Miniaturization and low cost are required for TX modules in the microwave frequency of Active Electrically Scanned Array Antennas such as a meteoritical radar. The TX module consists of a high power amplifier and a control circuit which is a phase shifter, and a variable gain amplifier to obtain high output power and control the beam. The high power amplifier is formed on a GaAs or GaN device. The control circuit is formed on a Si device. The GaN device has the ability to output from several W to hundreds of W. On the other hand, Si devices can output from several 10 mW to several W of microwave output. Therefore, the configuration of 1W class amplifiers is difficult to design because of the power gap between GaN devices and Si devices.

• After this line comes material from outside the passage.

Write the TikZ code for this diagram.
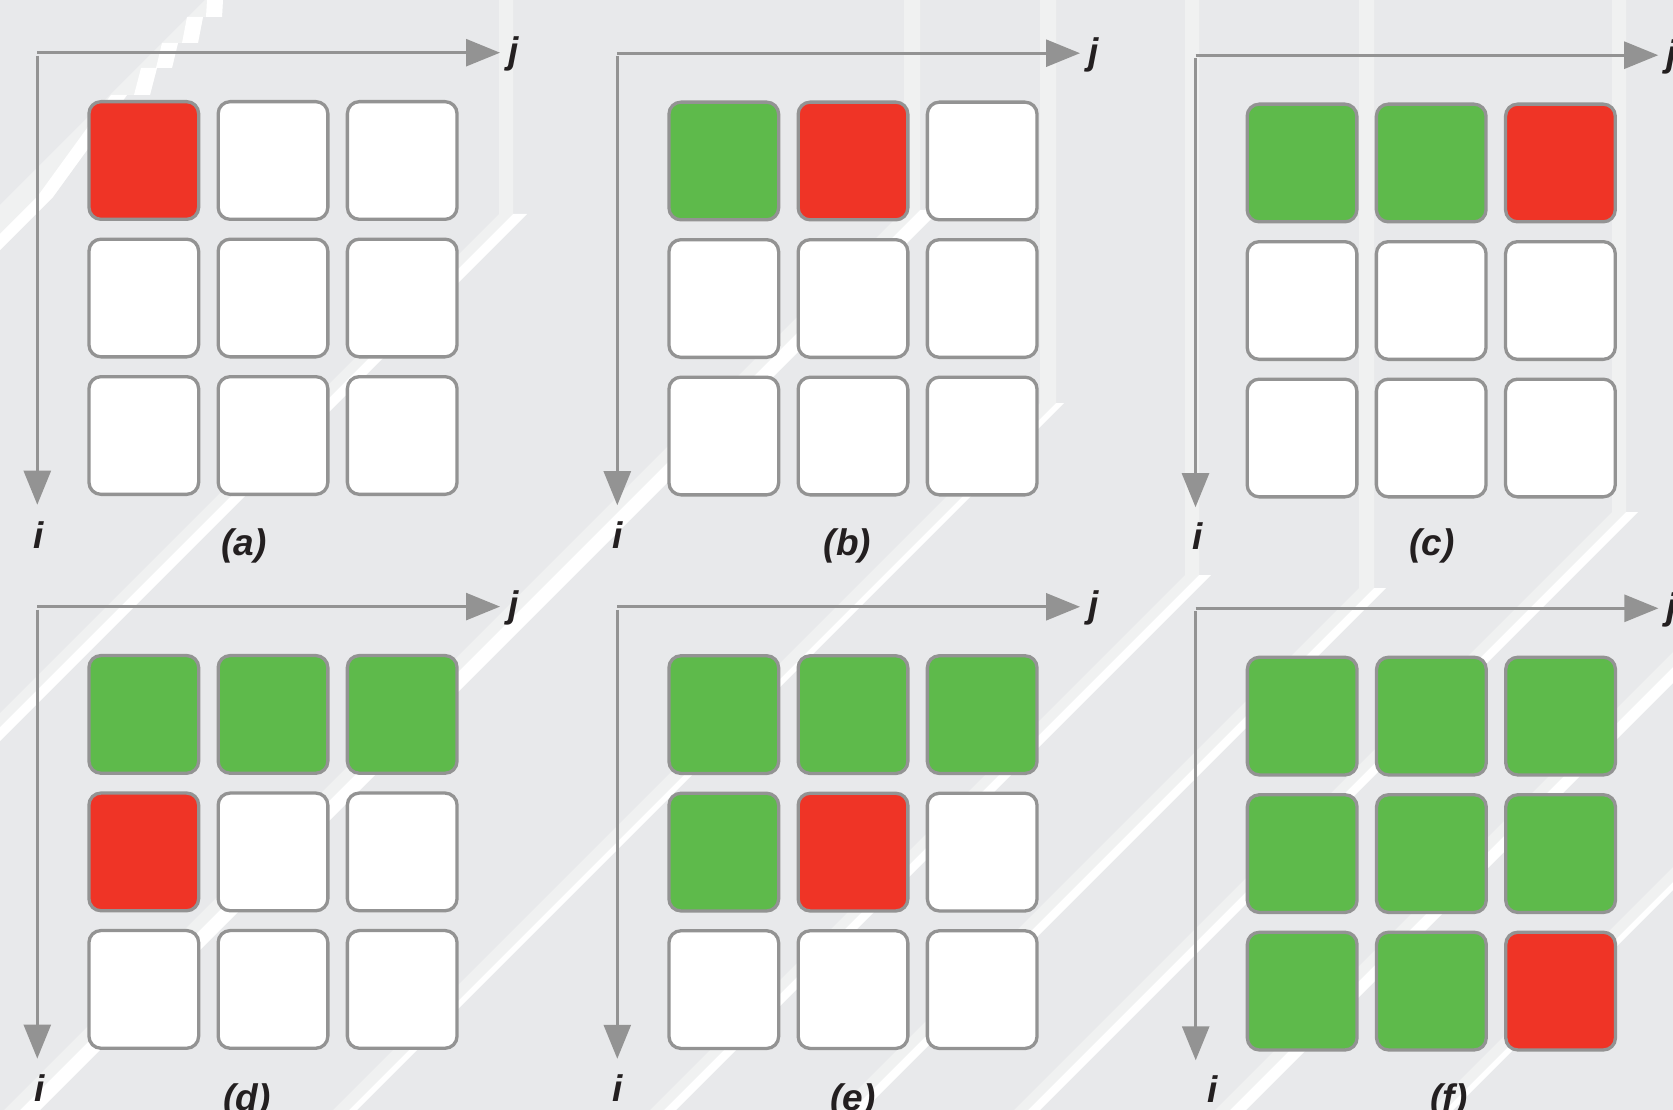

In this paper, a Si-GaN hybrid TX module is proposed to solve the problem. The TX module combines a Si device and a GaN device to obtain the output power of several 10 mW to several W. By adopting the Si-GaN stacked amplifier for a final amplifier, 1W class output power was achieved. In addition, the TX module can reduce the number of device processes along with the power supply. In the prototype TX module, a compact module area of 7 mm x 7 mm was realized by embedding the GaN chip in the substrate and using the 3D mounting of Si chips and the chip inductors of the power supply.

The prototype TX module is designed and fabricated in the L~C band. The prototype achieves a saturation power of 34.8dBm, 32.3dBm and 25.8dBm in the L, S, and C bands, respectively. Lower than 1.8deg.-rms of RMS phase error rate, and lower than 0.7dB-rms of RMS amplitude error rate are obtained in the L~C band.

This paper contributes to the miniaturization and cost reduction of the microwave transmission modules that compose the AESA antenna, and contribute to its practical use. Therefore, this paper is highly evaluated as a paper worthy of the Society's Paper Award.